» **Goal of the exercise**
Each line from the start of the entries through the line that contains "d3.scaleLinear().domain([0, -100]).range([plotBottom, plotTop]);" should be output exactly, please.

» **Material provided**
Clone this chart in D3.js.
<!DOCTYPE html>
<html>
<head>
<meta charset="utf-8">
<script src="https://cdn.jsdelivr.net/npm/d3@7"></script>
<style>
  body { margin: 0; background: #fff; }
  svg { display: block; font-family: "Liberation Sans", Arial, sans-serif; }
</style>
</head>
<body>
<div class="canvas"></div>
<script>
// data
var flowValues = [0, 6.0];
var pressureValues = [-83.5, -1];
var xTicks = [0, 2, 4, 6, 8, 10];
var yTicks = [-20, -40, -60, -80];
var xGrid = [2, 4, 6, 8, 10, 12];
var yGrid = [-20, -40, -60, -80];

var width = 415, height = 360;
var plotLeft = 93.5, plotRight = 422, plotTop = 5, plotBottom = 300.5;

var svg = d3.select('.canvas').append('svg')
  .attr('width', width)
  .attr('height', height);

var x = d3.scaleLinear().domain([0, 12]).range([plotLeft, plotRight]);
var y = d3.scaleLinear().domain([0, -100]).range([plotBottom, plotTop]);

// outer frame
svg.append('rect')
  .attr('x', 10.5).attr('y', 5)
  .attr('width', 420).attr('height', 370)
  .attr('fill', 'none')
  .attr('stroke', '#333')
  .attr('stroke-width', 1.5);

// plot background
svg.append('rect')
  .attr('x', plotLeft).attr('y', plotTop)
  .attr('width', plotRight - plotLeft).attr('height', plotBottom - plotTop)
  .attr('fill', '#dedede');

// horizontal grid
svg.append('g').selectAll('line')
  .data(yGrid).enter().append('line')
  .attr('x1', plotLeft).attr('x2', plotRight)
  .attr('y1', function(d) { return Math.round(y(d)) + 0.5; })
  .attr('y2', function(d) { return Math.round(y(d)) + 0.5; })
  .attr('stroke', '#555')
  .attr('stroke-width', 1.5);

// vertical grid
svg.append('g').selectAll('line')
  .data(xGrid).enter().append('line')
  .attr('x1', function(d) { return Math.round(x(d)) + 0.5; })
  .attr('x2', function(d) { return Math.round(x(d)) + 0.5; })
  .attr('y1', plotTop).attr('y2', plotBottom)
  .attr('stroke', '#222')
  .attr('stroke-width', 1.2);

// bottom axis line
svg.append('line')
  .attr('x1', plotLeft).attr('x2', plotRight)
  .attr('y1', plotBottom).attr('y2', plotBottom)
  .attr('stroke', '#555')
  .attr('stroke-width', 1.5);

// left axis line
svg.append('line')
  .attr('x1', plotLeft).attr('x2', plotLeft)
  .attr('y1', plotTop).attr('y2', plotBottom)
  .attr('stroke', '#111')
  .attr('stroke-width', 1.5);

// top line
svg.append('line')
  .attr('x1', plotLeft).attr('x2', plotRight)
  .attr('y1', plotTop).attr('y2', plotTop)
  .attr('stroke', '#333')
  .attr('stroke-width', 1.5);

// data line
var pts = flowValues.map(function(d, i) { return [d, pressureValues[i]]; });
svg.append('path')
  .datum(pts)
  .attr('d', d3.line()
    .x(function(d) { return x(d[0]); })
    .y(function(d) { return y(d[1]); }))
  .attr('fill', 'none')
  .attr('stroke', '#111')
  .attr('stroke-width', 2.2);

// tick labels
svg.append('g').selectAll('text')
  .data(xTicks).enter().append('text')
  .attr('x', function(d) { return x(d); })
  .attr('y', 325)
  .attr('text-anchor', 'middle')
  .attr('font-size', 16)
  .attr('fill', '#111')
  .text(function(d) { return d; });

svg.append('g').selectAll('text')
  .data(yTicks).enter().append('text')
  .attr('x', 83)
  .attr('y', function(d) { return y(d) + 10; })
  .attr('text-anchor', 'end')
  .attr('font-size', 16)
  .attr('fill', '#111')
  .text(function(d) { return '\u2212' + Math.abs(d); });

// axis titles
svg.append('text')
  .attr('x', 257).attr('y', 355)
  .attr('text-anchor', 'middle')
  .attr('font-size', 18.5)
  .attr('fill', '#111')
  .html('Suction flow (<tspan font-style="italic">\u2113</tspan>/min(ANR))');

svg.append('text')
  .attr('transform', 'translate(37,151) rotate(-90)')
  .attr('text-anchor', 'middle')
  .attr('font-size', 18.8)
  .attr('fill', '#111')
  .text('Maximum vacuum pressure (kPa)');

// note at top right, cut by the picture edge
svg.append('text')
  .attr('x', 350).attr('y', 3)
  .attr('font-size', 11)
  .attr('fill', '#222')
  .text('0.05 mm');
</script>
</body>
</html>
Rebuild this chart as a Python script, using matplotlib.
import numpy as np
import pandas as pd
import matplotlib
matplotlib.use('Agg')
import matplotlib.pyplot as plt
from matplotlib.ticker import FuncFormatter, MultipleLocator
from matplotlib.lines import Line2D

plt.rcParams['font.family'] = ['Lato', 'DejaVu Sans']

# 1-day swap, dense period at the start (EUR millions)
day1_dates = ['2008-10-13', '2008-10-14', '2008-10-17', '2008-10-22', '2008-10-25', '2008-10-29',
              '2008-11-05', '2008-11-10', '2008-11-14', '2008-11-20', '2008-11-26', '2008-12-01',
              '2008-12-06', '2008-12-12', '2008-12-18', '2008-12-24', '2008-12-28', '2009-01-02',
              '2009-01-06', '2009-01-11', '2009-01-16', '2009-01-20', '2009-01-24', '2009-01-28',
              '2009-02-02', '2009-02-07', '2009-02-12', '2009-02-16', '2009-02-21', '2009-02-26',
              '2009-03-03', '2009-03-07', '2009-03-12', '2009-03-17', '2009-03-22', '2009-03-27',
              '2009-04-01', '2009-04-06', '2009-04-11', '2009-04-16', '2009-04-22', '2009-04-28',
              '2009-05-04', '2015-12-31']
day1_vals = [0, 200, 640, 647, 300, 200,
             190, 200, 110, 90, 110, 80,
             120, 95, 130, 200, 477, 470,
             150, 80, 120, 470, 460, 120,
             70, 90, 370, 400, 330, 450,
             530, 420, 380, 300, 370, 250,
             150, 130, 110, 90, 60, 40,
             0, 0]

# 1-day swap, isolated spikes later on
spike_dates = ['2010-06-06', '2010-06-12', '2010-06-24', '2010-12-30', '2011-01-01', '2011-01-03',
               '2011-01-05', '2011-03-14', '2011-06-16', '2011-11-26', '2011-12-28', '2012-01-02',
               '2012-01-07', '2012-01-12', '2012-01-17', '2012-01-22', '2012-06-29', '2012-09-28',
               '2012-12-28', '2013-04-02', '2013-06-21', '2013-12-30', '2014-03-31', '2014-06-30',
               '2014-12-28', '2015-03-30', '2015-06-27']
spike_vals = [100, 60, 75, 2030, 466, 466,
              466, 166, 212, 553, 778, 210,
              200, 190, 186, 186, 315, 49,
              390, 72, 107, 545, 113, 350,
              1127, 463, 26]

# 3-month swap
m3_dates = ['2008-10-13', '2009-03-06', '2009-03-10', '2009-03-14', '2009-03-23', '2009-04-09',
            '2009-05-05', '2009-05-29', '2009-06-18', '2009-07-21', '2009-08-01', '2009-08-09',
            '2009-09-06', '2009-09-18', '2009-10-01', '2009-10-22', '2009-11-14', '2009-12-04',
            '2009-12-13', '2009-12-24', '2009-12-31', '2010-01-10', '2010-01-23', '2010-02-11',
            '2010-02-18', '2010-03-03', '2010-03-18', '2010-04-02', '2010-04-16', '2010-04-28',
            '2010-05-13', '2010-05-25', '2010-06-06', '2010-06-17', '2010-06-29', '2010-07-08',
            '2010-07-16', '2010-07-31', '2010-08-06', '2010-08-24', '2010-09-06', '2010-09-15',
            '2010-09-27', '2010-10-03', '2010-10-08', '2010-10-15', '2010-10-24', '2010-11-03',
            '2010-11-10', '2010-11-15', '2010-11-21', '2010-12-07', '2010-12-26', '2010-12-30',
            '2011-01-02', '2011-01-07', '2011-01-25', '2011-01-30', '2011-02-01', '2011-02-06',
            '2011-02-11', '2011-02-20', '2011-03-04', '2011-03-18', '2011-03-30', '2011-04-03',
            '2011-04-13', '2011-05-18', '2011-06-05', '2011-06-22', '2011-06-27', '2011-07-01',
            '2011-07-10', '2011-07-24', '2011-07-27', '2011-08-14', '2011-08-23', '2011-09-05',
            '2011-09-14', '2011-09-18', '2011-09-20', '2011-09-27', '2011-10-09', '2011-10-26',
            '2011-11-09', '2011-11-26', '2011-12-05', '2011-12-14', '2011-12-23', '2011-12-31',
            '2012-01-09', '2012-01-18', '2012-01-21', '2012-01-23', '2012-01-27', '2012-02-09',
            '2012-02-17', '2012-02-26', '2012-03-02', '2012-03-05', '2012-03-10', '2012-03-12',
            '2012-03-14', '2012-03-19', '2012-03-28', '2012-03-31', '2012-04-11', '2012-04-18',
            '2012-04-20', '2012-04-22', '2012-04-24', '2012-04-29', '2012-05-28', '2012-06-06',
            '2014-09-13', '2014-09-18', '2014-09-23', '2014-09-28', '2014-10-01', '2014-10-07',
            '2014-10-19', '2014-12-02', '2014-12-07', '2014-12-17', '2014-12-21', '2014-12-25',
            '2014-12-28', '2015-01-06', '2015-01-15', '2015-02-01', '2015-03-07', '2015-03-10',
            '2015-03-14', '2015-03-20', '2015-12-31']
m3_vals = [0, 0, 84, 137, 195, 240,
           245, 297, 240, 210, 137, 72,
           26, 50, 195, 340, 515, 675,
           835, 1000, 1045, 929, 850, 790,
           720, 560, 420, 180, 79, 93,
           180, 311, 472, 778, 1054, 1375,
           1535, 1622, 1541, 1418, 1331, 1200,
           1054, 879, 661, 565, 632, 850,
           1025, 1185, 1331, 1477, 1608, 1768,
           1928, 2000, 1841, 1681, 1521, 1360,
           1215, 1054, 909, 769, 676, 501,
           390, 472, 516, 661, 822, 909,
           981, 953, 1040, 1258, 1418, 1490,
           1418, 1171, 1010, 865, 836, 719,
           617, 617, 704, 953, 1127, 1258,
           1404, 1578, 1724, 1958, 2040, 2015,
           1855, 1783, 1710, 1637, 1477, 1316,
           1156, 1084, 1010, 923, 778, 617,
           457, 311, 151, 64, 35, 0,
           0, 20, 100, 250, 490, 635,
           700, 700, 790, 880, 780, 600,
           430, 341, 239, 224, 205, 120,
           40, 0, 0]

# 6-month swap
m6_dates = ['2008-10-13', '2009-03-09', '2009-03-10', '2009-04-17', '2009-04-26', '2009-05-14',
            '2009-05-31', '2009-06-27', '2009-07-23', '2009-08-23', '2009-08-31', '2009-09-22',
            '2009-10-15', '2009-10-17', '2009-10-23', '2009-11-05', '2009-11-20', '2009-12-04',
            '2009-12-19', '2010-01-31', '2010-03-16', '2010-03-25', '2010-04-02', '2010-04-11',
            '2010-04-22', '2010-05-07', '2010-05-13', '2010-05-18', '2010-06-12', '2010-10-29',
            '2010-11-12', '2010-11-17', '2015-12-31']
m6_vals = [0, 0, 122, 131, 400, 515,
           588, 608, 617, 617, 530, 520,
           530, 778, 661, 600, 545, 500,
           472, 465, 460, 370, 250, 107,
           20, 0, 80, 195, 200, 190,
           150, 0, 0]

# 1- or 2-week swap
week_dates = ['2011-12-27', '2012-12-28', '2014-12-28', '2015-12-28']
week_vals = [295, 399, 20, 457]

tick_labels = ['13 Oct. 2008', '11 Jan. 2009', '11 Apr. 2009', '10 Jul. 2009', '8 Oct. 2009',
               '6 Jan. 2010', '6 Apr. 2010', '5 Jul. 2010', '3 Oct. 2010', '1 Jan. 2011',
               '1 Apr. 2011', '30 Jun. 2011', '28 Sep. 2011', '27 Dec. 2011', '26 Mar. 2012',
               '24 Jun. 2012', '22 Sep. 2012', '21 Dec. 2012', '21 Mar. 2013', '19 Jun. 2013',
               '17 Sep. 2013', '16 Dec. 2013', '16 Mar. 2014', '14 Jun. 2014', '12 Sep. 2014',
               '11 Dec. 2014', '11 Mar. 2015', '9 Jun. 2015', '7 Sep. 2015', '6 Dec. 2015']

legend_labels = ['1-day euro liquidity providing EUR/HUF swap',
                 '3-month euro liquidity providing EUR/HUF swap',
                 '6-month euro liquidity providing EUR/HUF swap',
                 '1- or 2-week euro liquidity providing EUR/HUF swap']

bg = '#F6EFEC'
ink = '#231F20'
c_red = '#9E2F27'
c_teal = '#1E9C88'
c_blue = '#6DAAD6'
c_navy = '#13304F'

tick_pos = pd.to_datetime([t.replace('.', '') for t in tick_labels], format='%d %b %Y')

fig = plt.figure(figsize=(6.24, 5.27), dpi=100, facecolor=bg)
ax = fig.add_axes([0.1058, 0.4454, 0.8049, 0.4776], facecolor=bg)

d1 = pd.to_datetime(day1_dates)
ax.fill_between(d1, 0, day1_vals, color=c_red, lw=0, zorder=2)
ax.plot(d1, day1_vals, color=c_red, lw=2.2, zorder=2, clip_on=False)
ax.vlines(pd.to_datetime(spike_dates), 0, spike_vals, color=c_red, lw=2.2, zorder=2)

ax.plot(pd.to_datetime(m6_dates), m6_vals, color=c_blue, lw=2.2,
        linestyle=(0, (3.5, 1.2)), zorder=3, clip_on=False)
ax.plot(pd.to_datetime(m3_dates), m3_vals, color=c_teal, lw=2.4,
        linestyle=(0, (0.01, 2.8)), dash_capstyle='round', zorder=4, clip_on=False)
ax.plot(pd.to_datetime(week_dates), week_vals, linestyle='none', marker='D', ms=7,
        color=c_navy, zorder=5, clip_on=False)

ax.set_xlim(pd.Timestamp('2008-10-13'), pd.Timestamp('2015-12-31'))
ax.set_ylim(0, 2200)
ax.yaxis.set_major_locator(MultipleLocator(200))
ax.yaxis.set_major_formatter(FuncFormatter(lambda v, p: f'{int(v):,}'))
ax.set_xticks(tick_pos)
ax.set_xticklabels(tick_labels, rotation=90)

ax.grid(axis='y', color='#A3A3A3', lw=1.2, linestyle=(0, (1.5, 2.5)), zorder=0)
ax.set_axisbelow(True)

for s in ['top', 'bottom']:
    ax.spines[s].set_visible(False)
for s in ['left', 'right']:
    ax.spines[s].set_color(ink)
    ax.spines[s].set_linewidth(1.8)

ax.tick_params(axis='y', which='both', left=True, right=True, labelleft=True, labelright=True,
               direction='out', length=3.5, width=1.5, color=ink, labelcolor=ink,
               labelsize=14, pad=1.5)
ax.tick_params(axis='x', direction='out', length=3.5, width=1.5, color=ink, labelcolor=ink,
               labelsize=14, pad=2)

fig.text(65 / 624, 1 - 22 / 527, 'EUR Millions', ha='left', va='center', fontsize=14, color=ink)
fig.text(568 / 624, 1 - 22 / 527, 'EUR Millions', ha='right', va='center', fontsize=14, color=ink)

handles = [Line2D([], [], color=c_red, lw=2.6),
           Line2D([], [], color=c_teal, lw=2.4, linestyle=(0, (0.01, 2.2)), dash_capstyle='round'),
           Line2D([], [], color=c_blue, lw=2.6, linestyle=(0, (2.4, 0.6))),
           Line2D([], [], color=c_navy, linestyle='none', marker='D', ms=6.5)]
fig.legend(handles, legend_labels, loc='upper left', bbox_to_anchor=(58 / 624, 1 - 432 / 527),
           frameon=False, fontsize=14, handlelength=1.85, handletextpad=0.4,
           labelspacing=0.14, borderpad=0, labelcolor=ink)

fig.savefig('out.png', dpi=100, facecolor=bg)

» **Exercise result**
Clone this chart in D3.js.
<!DOCTYPE html>
<html>
<head>
<meta charset="utf-8">
<script src="https://cdn.jsdelivr.net/npm/d3@7"></script>
<style>
  body { margin: 0; background: #fff; }
  svg { display: block; font-family: "Liberation Sans", Arial, sans-serif; }
</style>
</head>
<body>
<div class="canvas"></div>
<script>
// data
var flowValues = [0, 6.0];
var pressureValues = [-83.5, -1];
var xTicks = [0, 2, 4, 6, 8, 10];
var yTicks = [-20, -40, -60, -80];
var xGrid = [2, 4, 6, 8, 10, 12];
var yGrid = [-20, -40, -60, -80];

var width = 415, height = 360;
var plotLeft = 93.5, plotRight = 422, plotTop = 5, plotBottom = 300.5;

var svg = d3.select('.canvas').append('svg')
  .attr('width', width)
  .attr('height', height);

var x = d3.scaleLinear().domain([0, 12]).range([plotLeft, plotRight]);
var y = d3.scaleLinear().domain([0, -100]).range([plotBottom, plotTop]);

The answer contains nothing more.